Acompanharam o relator os conselheiros Marcio Luiz Freitas, Sidney Madruga, Marcos Vinícius Jardim Rodrigues, Marcello Terto e Silva e Luiz Fernando Bandeira de Mello Filho e as conselheiras Salise Monteiro Sanchotene e Jane Granzoto Torres da Silva.

Ao acompanhar o relator, o ministro Luiz Fux defendeu a declaração de vitaliciedade imediata. "Estamos aqui pronunciando algo com efeito "ex tunc", ou seja, desde o início isso foi incorreto. Se não tivesse ocorrido isso, o juiz teria sido vitaliciado", afirmou.

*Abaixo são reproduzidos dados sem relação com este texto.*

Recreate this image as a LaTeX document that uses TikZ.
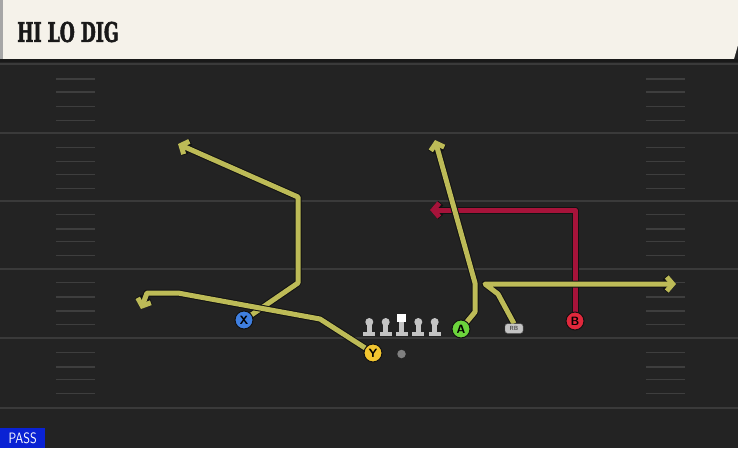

O conselheiro Luiz Philipe Vieira de Mello Filho divergiu do relator, já que entendeu que Senivaldo não atuou como coach e não tinha nenhuma empresa em seu nome. O CNPJ de venda de apostilas estava no nome de sua esposa. Por isso, ele votou por aplicar a pena de advertência também reconhecendo a prescrição. O entendimento foi acompanhado pelos conselheiros Giovanni Olsson e Mário Henrique Aguiar Goulart Ribeiro Nunes Maia, que extrapolou a fundamentação divergente para votar pela anulação do PAD e da decisão do Órgão Especial do TJ-SP que tinha aplicado a pena de demissão contra o juiz.

Por fim, o conselheiro Richard Pae Kim votou pela improcedência da revisão disciplinar e fez a ressalva de que o caso citado pela defesa do magistrado difere do dele por envolver juízes que já haviam passado pelo período probatório.